**Exercise**
Quote the listing below in its entirety, omitting every image.

——

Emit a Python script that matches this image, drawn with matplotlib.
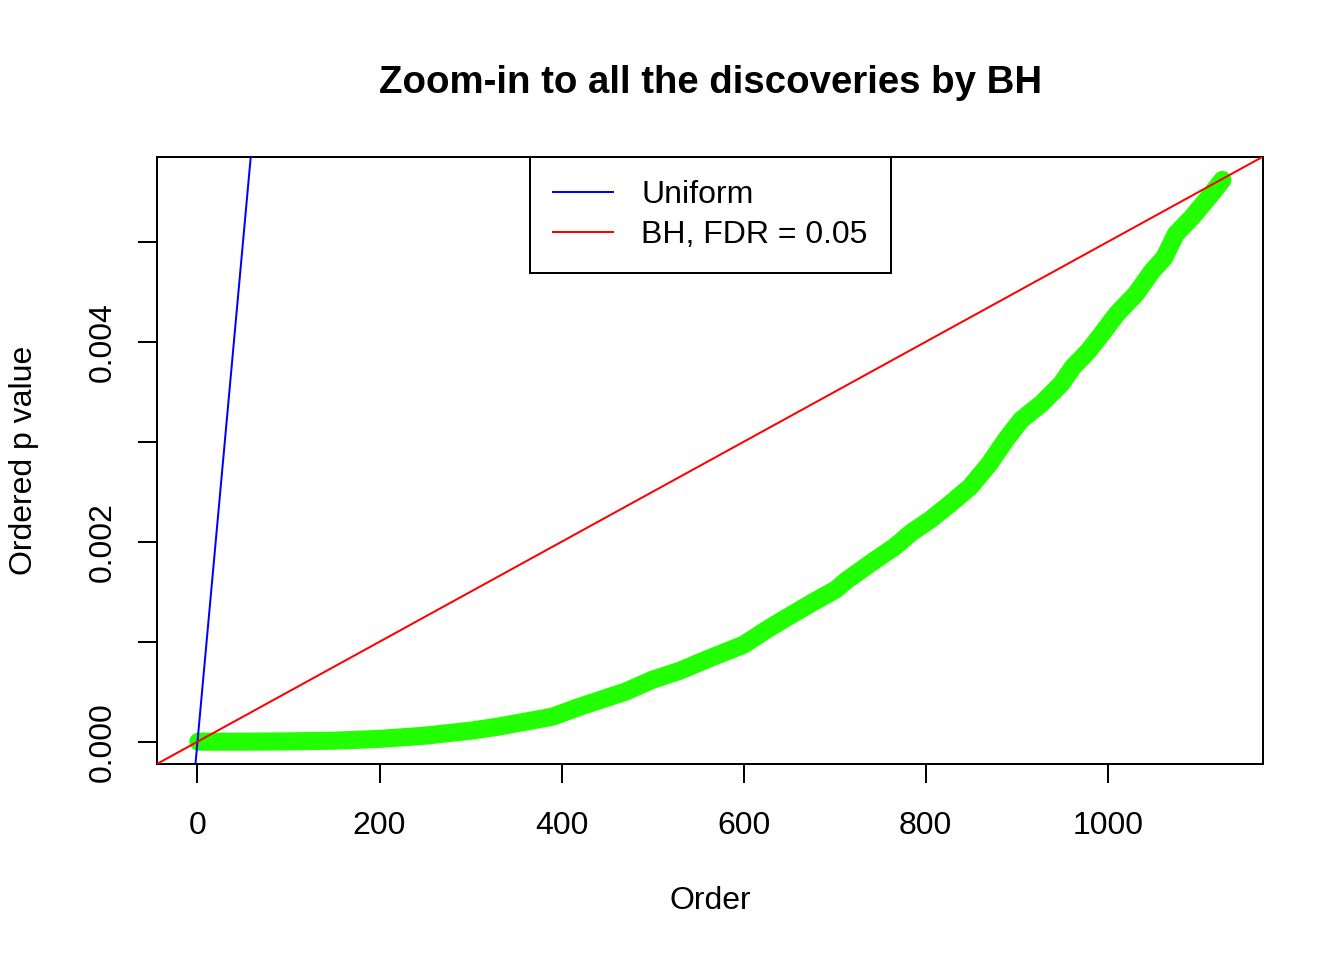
import numpy as np
import matplotlib.pyplot as plt

plt.rcParams['font.family'] = ['Liberation Sans', 'DejaVu Sans']

# number of tests and target FDR
m_tests = 10000
fdr = 0.05

# ordered p values of the BH discoveries
order = [1, 50, 100, 150, 200, 250, 300, 330, 360, 390, 420, 440, 470, 500,
         530, 564, 600, 627, 649, 679, 701, 714, 745, 766, 784, 805, 827, 849,
         870, 888, 905, 927, 949, 962, 979, 996, 1010, 1031, 1049, 1062, 1075,
         1092, 1114, 1126]
pvals = [0.0, 0.0, 0.000003, 0.00001, 0.000028, 0.00006, 0.00011, 0.00015,
         0.0002, 0.00025, 0.00035, 0.00041, 0.0005, 0.00062, 0.00071, 0.00084,
         0.00097, 0.00113, 0.00125, 0.00141, 0.00152, 0.00162, 0.00182,
         0.00195, 0.00209, 0.00222, 0.00238, 0.00255, 0.00278, 0.00302,
         0.00322, 0.00338, 0.00358, 0.00375, 0.00391, 0.00411, 0.00428,
         0.00448, 0.00471, 0.00484, 0.00508, 0.00524, 0.00548, 0.00562]

xticks = [0, 200, 400, 600, 800, 1000]
yticks = [0.0, 0.001, 0.002, 0.003, 0.004, 0.005]
ytick_labels = ['0.000', '', '0.002', '', '0.004', '']

fig = plt.figure(figsize=(7, 5), dpi=192)
ax = fig.add_axes([0.82 / 7, 1.02 / 5, (7 - 1.24) / 7, (5 - 1.84) / 5])

ax.plot(order, pvals, color='#22ff00', linewidth=6.8,
        solid_capstyle='round', solid_joinstyle='round', zorder=2)
ax.axline((0, 0), slope=1 / m_tests, color='#0000ff', linewidth=0.75,
          label='Uniform', zorder=3)
ax.axline((0, 0), slope=fdr / m_tests, color='#ff0000', linewidth=0.75,
          label='BH, FDR = 0.05', zorder=3)

# R style 4% padding
xr = max(order) - min(order)
yr = max(pvals) - min(pvals)
ax.set_xlim(min(order) - 0.04 * xr, max(order) + 0.04 * xr)
ax.set_ylim(min(pvals) - 0.04 * yr, max(pvals) + 0.04 * yr)

ax.set_xticks(xticks)
ax.set_xticklabels([str(t) for t in xticks])
ax.set_yticks(yticks)
ax.set_yticklabels(ytick_labels, rotation=90, va='center')
ax.tick_params(axis='both', length=7.2, width=0.75, labelsize=12,
               direction='out', color='black')
ax.tick_params(axis='x', pad=10.5)
ax.tick_params(axis='y', pad=7.5)
for sp in ax.spines.values():
    sp.set_linewidth(0.75)

ax.set_xlabel('Order', fontsize=12, va='center')
ax.xaxis.set_label_coords(0.5, -(900 - 763) / 606)
ax.set_ylabel('Ordered p value', fontsize=12, va='center')
ax.yaxis.set_label_coords(-(157 - 24) / 1106, 0.5)

ax.set_title('Zoom-in to all the discoveries by BH', fontsize=14.4,
             fontweight='bold', pad=24)

leg = ax.legend(loc='upper center', borderaxespad=0, fontsize=12,
                handlelength=1.875, handletextpad=0.875, borderpad=0.72,
                labelspacing=0.3, fancybox=False, framealpha=1,
                edgecolor='black')
leg.get_frame().set_linewidth(0.75)

plt.savefig('out.png', dpi=192)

——

**Solved problem**
Emit a Python script that matches this image, drawn with matplotlib.
import numpy as np
import matplotlib.pyplot as plt

plt.rcParams['font.family'] = ['Liberation Sans', 'DejaVu Sans']

# number of tests and target FDR
m_tests = 10000
fdr = 0.05

# ordered p values of the BH discoveries
order = [1, 50, 100, 150, 200, 250, 300, 330, 360, 390, 420, 440, 470, 500,
         530, 564, 600, 627, 649, 679, 701, 714, 745, 766, 784, 805, 827, 849,
         870, 888, 905, 927, 949, 962, 979, 996, 1010, 1031, 1049, 1062, 1075,
         1092, 1114, 1126]
pvals = [0.0, 0.0, 0.000003, 0.00001, 0.000028, 0.00006, 0.00011, 0.00015,
         0.0002, 0.00025, 0.00035, 0.00041, 0.0005, 0.00062, 0.00071, 0.00084,
         0.00097, 0.00113, 0.00125, 0.00141, 0.00152, 0.00162, 0.00182,
         0.00195, 0.00209, 0.00222, 0.00238, 0.00255, 0.00278, 0.00302,
         0.00322, 0.00338, 0.00358, 0.00375, 0.00391, 0.00411, 0.00428,
         0.00448, 0.00471, 0.00484, 0.00508, 0.00524, 0.00548, 0.00562]

xticks = [0, 200, 400, 600, 800, 1000]
yticks = [0.0, 0.001, 0.002, 0.003, 0.004, 0.005]
ytick_labels = ['0.000', '', '0.002', '', '0.004', '']

fig = plt.figure(figsize=(7, 5), dpi=192)
ax = fig.add_axes([0.82 / 7, 1.02 / 5, (7 - 1.24) / 7, (5 - 1.84) / 5])

ax.plot(order, pvals, color='#22ff00', linewidth=6.8,
        solid_capstyle='round', solid_joinstyle='round', zorder=2)
ax.axline((0, 0), slope=1 / m_tests, color='#0000ff', linewidth=0.75,
          label='Uniform', zorder=3)
ax.axline((0, 0), slope=fdr / m_tests, color='#ff0000', linewidth=0.75,
          label='BH, FDR = 0.05', zorder=3)

# R style 4% padding
xr = max(order) - min(order)
yr = max(pvals) - min(pvals)
ax.set_xlim(min(order) - 0.04 * xr, max(order) + 0.04 * xr)
ax.set_ylim(min(pvals) - 0.04 * yr, max(pvals) + 0.04 * yr)

ax.set_xticks(xticks)
ax.set_xticklabels([str(t) for t in xticks])
ax.set_yticks(yticks)
ax.set_yticklabels(ytick_labels, rotation=90, va='center')
ax.tick_params(axis='both', length=7.2, width=0.75, labelsize=12,
               direction='out', color='black')
ax.tick_params(axis='x', pad=10.5)
ax.tick_params(axis='y', pad=7.5)
for sp in ax.spines.values():
    sp.set_linewidth(0.75)

ax.set_xlabel('Order', fontsize=12, va='center')
ax.xaxis.set_label_coords(0.5, -(900 - 763) / 606)
ax.set_ylabel('Ordered p value', fontsize=12, va='center')
ax.yaxis.set_label_coords(-(157 - 24) / 1106, 0.5)

ax.set_title('Zoom-in to all the discoveries by BH', fontsize=14.4,
             fontweight='bold', pad=24)

leg = ax.legend(loc='upper center', borderaxespad=0, fontsize=12,
                handlelength=1.875, handletextpad=0.875, borderpad=0.72,
                labelspacing=0.3, fancybox=False, framealpha=1,
                edgecolor='black')
leg.get_frame().set_linewidth(0.75)

plt.savefig('out.png', dpi=192)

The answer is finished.